(begin)
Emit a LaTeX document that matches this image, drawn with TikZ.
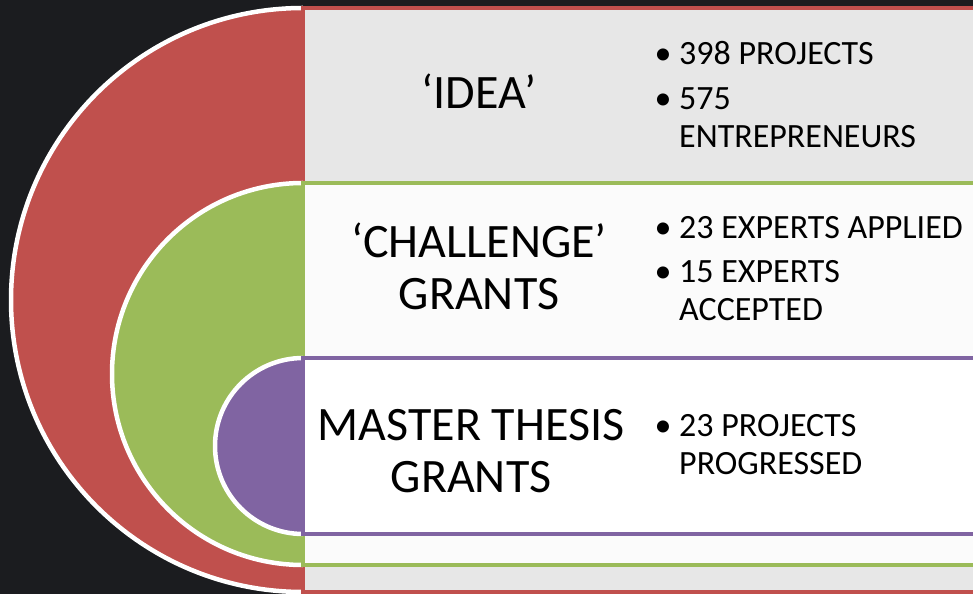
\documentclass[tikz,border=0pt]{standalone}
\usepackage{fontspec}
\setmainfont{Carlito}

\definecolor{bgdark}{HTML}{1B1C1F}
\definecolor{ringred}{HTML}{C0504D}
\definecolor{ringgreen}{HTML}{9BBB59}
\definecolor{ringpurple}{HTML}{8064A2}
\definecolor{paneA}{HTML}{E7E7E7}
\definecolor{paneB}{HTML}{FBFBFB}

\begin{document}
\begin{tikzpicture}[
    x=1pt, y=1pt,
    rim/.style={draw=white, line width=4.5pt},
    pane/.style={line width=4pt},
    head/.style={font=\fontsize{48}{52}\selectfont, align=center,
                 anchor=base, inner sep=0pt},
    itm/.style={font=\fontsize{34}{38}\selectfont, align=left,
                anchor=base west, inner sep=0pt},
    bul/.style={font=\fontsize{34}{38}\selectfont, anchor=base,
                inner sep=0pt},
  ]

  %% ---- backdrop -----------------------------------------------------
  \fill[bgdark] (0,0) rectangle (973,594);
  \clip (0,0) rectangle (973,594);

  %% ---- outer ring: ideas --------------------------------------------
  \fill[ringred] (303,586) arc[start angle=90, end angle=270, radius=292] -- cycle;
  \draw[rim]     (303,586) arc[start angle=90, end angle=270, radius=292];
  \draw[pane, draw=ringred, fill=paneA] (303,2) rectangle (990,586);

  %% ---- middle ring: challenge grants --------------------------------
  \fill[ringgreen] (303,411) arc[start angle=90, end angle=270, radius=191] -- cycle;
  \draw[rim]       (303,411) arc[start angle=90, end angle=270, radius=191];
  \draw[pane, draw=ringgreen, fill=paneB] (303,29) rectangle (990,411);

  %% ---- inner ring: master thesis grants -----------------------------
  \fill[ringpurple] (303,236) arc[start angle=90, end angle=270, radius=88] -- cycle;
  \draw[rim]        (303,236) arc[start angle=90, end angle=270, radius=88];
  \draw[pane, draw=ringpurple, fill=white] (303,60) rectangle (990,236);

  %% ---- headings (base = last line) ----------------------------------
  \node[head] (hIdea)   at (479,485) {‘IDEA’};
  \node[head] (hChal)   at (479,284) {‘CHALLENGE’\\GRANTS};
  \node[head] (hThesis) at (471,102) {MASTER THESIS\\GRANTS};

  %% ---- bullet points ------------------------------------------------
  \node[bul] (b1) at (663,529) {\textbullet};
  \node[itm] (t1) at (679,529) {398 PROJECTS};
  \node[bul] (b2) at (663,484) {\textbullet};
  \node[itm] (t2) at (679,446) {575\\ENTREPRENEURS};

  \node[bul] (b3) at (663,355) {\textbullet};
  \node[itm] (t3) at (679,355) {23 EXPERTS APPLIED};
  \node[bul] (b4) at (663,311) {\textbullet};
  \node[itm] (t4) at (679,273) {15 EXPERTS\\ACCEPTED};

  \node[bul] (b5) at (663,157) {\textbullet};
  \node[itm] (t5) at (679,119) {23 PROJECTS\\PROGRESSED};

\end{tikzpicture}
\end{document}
(end)
■ PROBLEM STATEMENT
Look at the listing and set down only the lines from its start through the line with "(303,29) rectangle (990,411);", word for word and without pictures.

■ EXPECTED ANSWER
Emit a LaTeX document that matches this image, drawn with TikZ.
\documentclass[tikz,border=0pt]{standalone}
\usepackage{fontspec}
\setmainfont{Carlito}

\definecolor{bgdark}{HTML}{1B1C1F}
\definecolor{ringred}{HTML}{C0504D}
\definecolor{ringgreen}{HTML}{9BBB59}
\definecolor{ringpurple}{HTML}{8064A2}
\definecolor{paneA}{HTML}{E7E7E7}
\definecolor{paneB}{HTML}{FBFBFB}

\begin{document}
\begin{tikzpicture}[
    x=1pt, y=1pt,
    rim/.style={draw=white, line width=4.5pt},
    pane/.style={line width=4pt},
    head/.style={font=\fontsize{48}{52}\selectfont, align=center,
                 anchor=base, inner sep=0pt},
    itm/.style={font=\fontsize{34}{38}\selectfont, align=left,
                anchor=base west, inner sep=0pt},
    bul/.style={font=\fontsize{34}{38}\selectfont, anchor=base,
                inner sep=0pt},
  ]

  %% ---- backdrop -----------------------------------------------------
  \fill[bgdark] (0,0) rectangle (973,594);
  \clip (0,0) rectangle (973,594);

  %% ---- outer ring: ideas --------------------------------------------
  \fill[ringred] (303,586) arc[start angle=90, end angle=270, radius=292] -- cycle;
  \draw[rim]     (303,586) arc[start angle=90, end angle=270, radius=292];
  \draw[pane, draw=ringred, fill=paneA] (303,2) rectangle (990,586);

  %% ---- middle ring: challenge grants --------------------------------
  \fill[ringgreen] (303,411) arc[start angle=90, end angle=270, radius=191] -- cycle;
  \draw[rim]       (303,411) arc[start angle=90, end angle=270, radius=191];
  \draw[pane, draw=ringgreen, fill=paneB] (303,29) rectangle (990,411);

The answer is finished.